“Un zorro cambia el pelo, pero no los hábitos”. Suetonio. Historiador Romano.
El próximo domingo las urnas dominicanas volverán a expresar cansancio y voluntad de cambio. Una mayoría del pueblo dominicano de la mano de un mantra político reciclado volverá a decirle a una fracción de las elites gastadas y desgastadas: Se Van. Justo y necesario resultado a la luz de lo sucedido en los dieciséis años de neopeledeismo (dieciséis no ocho, para que conste en acta). Lamentablemente no será la primera vez y es muy probable que tampoco sea la última.
En diciembre de 1962 el candidato del cambio postdictadura ganó las elecciones con el apoyo del 57% de los electores. Tras un golpe de estado y una guerra civil transformada en guerra patria, en 1966 el cambio fue derrotado de forma fraudulenta por la restauración conservadora. En 1978 el cambio fue mutilado en el Senado y terminó suicidado en el Palacio Nacional. En 1986 el cambio terminó siendo un fraude para restaurar lo que el pueblo y los «liberales de Washington» habían expulsado del gobierno. En 1990 y 1994 el cambio fue abortado por el «padre de la democracia» y sus cómplices, el mismo que luego traería el nuevo camino en 1996 para que el cambio fuera el del gatopardo, que todo cambie para que todo siga igual.
Ya en este siglo, cambiamos en el 2000 de colores y partidos de gobierno para tras una profunda crisis económica en 2004 volver a cambiar el cambio por lo mismo que habíamos sustituido cuatro años antes. Hemos sido el país del cambio sin cambiar nada desde la muerte del tirano en 1961.

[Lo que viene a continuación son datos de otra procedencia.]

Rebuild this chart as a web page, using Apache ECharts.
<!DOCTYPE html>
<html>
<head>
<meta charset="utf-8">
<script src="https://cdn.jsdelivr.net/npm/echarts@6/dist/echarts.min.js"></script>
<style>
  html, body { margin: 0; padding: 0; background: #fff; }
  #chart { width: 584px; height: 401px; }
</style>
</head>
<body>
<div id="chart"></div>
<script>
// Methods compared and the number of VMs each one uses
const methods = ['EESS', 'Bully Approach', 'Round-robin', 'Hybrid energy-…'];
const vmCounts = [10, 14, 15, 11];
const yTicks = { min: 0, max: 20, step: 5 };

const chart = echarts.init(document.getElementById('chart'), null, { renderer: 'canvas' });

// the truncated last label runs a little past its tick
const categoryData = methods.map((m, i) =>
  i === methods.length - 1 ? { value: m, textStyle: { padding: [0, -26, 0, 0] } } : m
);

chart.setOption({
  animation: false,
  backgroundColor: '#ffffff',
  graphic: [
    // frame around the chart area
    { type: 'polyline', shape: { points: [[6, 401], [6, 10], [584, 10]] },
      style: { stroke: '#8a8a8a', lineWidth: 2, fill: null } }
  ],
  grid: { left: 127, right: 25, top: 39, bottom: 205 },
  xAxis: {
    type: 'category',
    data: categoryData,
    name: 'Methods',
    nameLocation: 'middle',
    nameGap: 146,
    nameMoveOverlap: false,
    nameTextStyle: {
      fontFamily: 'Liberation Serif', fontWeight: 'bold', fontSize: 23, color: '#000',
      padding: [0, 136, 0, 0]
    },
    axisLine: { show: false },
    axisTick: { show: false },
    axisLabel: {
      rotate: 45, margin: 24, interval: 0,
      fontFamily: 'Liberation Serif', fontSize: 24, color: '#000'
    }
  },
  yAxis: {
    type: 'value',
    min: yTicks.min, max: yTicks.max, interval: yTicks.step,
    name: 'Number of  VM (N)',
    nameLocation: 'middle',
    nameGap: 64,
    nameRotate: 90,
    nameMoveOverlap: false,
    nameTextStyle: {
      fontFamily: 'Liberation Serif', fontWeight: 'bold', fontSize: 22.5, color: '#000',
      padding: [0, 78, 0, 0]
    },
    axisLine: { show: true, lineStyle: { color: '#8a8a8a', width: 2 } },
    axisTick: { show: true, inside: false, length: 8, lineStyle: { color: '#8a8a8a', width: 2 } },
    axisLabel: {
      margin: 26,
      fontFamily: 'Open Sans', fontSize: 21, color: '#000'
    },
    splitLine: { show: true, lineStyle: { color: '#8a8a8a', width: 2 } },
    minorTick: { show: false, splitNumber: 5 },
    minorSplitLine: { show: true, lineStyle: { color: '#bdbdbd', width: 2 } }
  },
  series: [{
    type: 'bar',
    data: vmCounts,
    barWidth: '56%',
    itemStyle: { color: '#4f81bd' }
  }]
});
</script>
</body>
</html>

Hoy estamos otra vez a las puertas de un cambio de gobierno, de autoridades y de políticas públicas. Es el llamado cambio posible, como alguna vez me dijera un buen amigo del partido opositor camino a gestionar el poder ejecutivo a partir del dieciséis de agosto. Este es el cambio posible dentro del sistema, por y para preservar el sistema. Ni más ni menos.

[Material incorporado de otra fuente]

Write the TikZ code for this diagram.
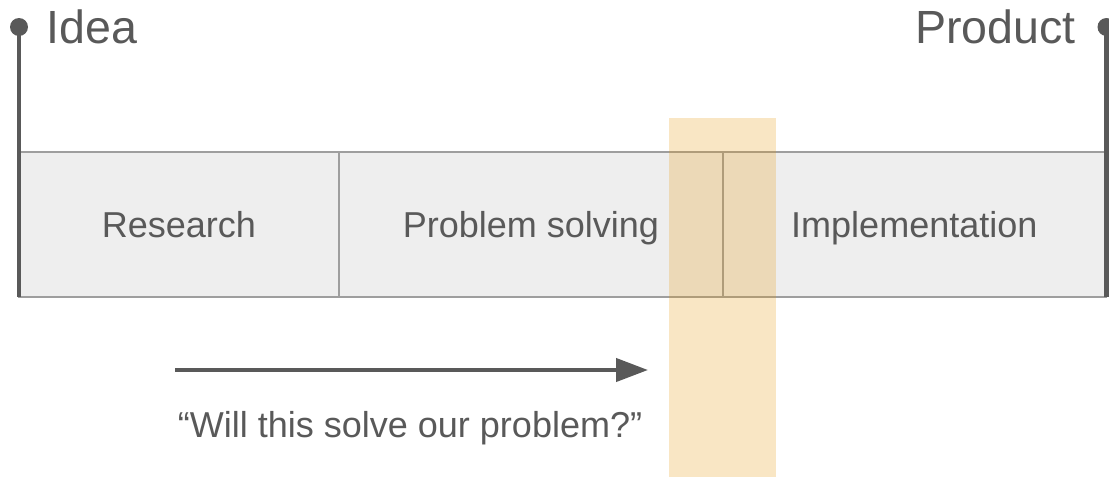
\documentclass[tikz,border=0pt]{standalone}
\usepackage{fontspec}
\setmainfont{Liberation Sans}
\usepackage{xcolor}
\usetikzlibrary{arrows.meta,positioning}

\definecolor{ink}{HTML}{595959}
\definecolor{rule}{HTML}{9E9E9E}
\definecolor{cellfill}{HTML}{EEEEEE}
\definecolor{amber}{RGB}{232,152,10}

\begin{document}
\begin{tikzpicture}[x=0.02cm, y=-0.02cm,
    cell/.style={draw=rule, line width=1.1pt, fill=cellfill, minimum height=2.9cm,
        inner sep=0pt, outer sep=0pt, text height=14.7pt, text depth=0pt,
        text=ink, font=\fontsize{20.5}{24}\selectfont},
    rail/.style={draw=ink, line width=2.3pt},
    label/.style={text=ink, inner sep=0pt, font=\fontsize{26.5}{30}\selectfont}]
    \useasboundingbox (0,0) rectangle (1109,477);

    % the three stages
    \node[cell, minimum width=6.4cm, anchor=north west] (research) at (19,152) {Research};
    \node[cell, minimum width=7.68cm, right=0pt of research] (solving) {Problem solving};
    \node[cell, minimum width=7.66cm, right=0pt of solving] (impl) {Implementation};

    % start and end rails
    \coordinate (start) at (19,27);
    \coordinate (finish) at (1106.5,27);
    \draw[rail] (start) -- (start |- research.south);
    \draw[rail] (finish) -- (finish |- impl.south);
    \fill[ink] (start) circle (9);
    \fill[ink] (finish) circle (9);
    \node[label, anchor=base west] (idea) at (46,43) {Idea};
    \node[label, anchor=base east] (product) at (1076,43) {Product};

    % question arrow
    \coordinate (q0) at (175,370);
    \coordinate (q1) at (648,370);
    \draw[draw=ink, line width=2.4pt, -{Triangle[length=0.64cm, width=0.46cm]}] (q0) -- (q1);
    \node[text=ink, inner sep=0pt, anchor=base, font=\fontsize{20.5}{24}\selectfont] (quote) at (410,437) {“Will this solve our problem?”};

    % highlighted band
    \fill[amber, opacity=0.24] (669,118) rectangle (776,477);
\end{tikzpicture}
\end{document}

El cambio necesario y profundo de la democracia queda pospuesto otra vez por el cambio posible y ciertamente imprescindible. Las expresiones políticas herederas de las tradiciones revolucionarias y de sus liderazgos referenciales (Bosch, Peña, Manolo, Caamaño) quedan subsumidas y anestesiadas por las prioridades coyunturales (como siempre).
Instaladas las nuevas autoridades y tras un prudente periodo de gracia y un riguroso proceso de autocrítica de las fuerzas del cambio postergado, nuevas expresiones políticas deberán asumir la agenda por la democracia verdadera: constituyente, popular, caribeña, negra y mulata, ecológica, saludable, femenina, sexualmente tolerante, laboralmente justa, educativamente inclusiva y radicalmente volcada en beneficio de la liberación definitiva de las clases frágiles y manipuladas del país. Esas que ahora (y como siempre) son llevadas como ganado de politiquería a las urnas.
El cambio democrático queda como tarea de las nuevas generaciones, la mayoría nacida en las últimas décadas del siglo XX. Su reto es grande, vencer los antecedentes históricos y coyunturales sin ser subsumidos por las elites conservadoras como sus ancestros. Les toca ahora enfrentar el dilema de Cayo Julio Cesar en tiempos de la república romana, aquella noche de enero del año cuarenta y nueve a.c. frente al Rubicón: Alea iacta est.